Il y a environ un mois, Bruno Coutard et Étienne Decroly (chargés de recherche au laboratoire d’architecture et fonction des macromolécules biologiques, université Aix-Marseille) ont publié des données prouvant que le SARS-Cov-2 a besoin d’une étape de maturation de la protéine de structure Spike pour être capable d’infecter une cellule humaine.
« Notre hypothèse de travail est que si on empêche cette maturation à l’aide d’un inhibiteur de protéase, le virus ne sera plus efficace », explique au « Quotidien » Bruno Coutard. Cette approche a été récemment validée dans une publication des chercheurs de l’université de Göttingen. Ces derniers proposent l’utilisation du camostat mesilate, qui dispose déjà d’une autorisation de mise sur le marché au Japon dans l’indication de la pancréatite. Bruno Coutard reste prudent : « les molécules qui fonctionnent in vitro ne sont que rarement validées dans les modèles animaux ».
Tests sérologiques et masques en réanimation
Pour sa part, l’équipe du département immunologie humorale de l’Institut Pasteur, dirigé par Hugo Mouquet travaille sur l’identification et la caractérisation d’anticorps monoclonaux humains neutralisant le SARS-Cov-2, et leur potentiel développement vers des candidats vaccins. La mise au point d’un vaccin ne figure pourtant pas sur la liste des priorités de REACTing, comme le précise le Pr Delfraissy : « cela doit faire l’objet d’une collaboration internationale impliquant plusieurs labos pharmaceutiques ».
Le dernier axe de travail concerne la recherche en sciences politiques et sociales. « En premier lieu, nous allons évaluer les effets de la circulation des informations scientifiques, souvent fausses, dans un contexte de science ouverte, détaille Daniel Benamouzig, chercheur au centre de sociologie des organisations à Sciences Po. Notre autre sujet est l’étude comparée des réactions de régimes autoritaires ou plus démocratiques dans leur gestion de l’information et de la crise. »
Des fonds trop tardifs ?
Ces projets se sont partagé un fonds d’amorçage d’un million d’euros. Des financements d’origines diverses doivent prendre le relais. L’agence nationale de la recherche a ainsi lancé un appel à projet avec un processus accéléré d’évaluation et de sélection sur l’épidémie COVID-19 doté d’un budget initial de trois millions d’euros. La Commission européenne a pour sa part annoncé avoir mobilisé 140 millions d’euros.

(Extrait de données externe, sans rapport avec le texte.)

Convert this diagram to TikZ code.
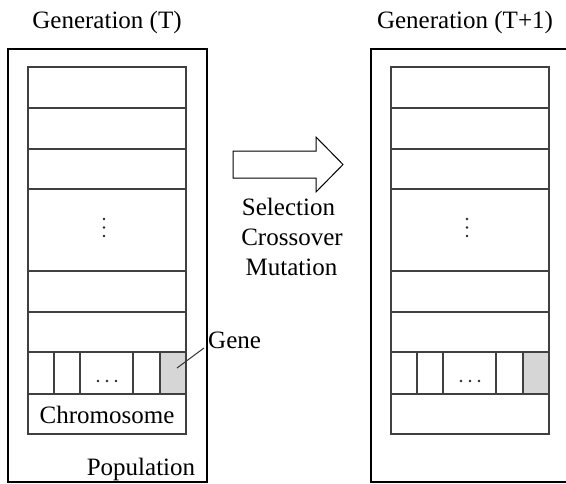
\documentclass[tikz,border=0pt]{standalone}
\usepackage{fontspec}
\setmainfont{Liberation Serif}
\begin{document}
\begin{tikzpicture}[x=1pt,y=-1pt,
  outerbox/.style={draw=black,line width=1.4pt},
  rowline/.style={draw=black!75,line width=1.1pt},
  genefill/.style={fill=black!16},
  lbl/.style={inner sep=0pt,font=\fontsize{25}{30}\selectfont},
  dotmark/.style={fill=black!85,circle,inner sep=0pt,minimum size=2.6pt}]
\useasboundingbox (0,0) rectangle (566,483);

% left population outer box
\draw[outerbox] (8,49) rectangle (207,482);
% right population outer box (cut by the picture edge)
\draw[outerbox] (570,49) -- (371,49) -- (371,482) -- (570,482);

\foreach \ox in {0,363}{
  \begin{scope}[xshift=\ox pt]
    \fill[genefill] (160,352) rectangle (186,394);
    \draw[rowline] (28,67) rectangle (186,434);
    \foreach \yy in {108,149,189,271,312,352,394}
      \draw[rowline] (28,\yy) -- (186,\yy);
    \foreach \xx in {54,80,133,160}
      \draw[rowline] (\xx,352) -- (\xx,394);
    \foreach \yy in {219,227.5,236}
      \node[dotmark] at (104,\yy) {};
    \foreach \xx in {98,107,116}
      \node[dotmark] at (\xx,381) {};
  \end{scope}
}

% arrow
\draw[line width=1pt,fill=white] (233,151) -- (316,151) -- (316,137) -- (343,164.5)
  -- (316,192) -- (316,178) -- (233,178) -- cycle;

% labels
\node[lbl,anchor=base] (genT) at (107,28) {Generation (T)};
\node[lbl,anchor=base] (genT1) at (465,28) {Generation (T+1)};
\node[lbl,anchor=base] (sel) at (288.5,215) {Selection};
\node[lbl,anchor=base] (cro) at (292,245) {Crossover};
\node[lbl,anchor=base] (mut) at (291.5,275) {Mutation};
\node[lbl,anchor=base] (chrom) at (107,423) {Chromosome};
\node[lbl,anchor=base] (pop) at (141,475) {Population};
\node[lbl,anchor=base west] (gene) at (208,348) {Gene};

\coordinate (genecell) at (177,368);
\draw[draw=black!80,line width=1pt] (genecell) -- ([xshift=-4pt]gene.base west);
\end{tikzpicture}
\end{document}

Bruno Coutard, qui travaille depuis 2005 sur le SARS-Cov-2, regrette que des fonds ne soient mobilisés que lors des crises. « Avec des budgets qui vont de 100 à 500 millions de dollars on aurait pu développer des traitements, une goutte d’eau comparée aux 130 milliards de dollars que l’épidémie pourrait coûter à l’économie », déplore-t-il.
(1) Giulia Pullano et al, Eurosurveillance, volume XXV, Issue 4, 2020.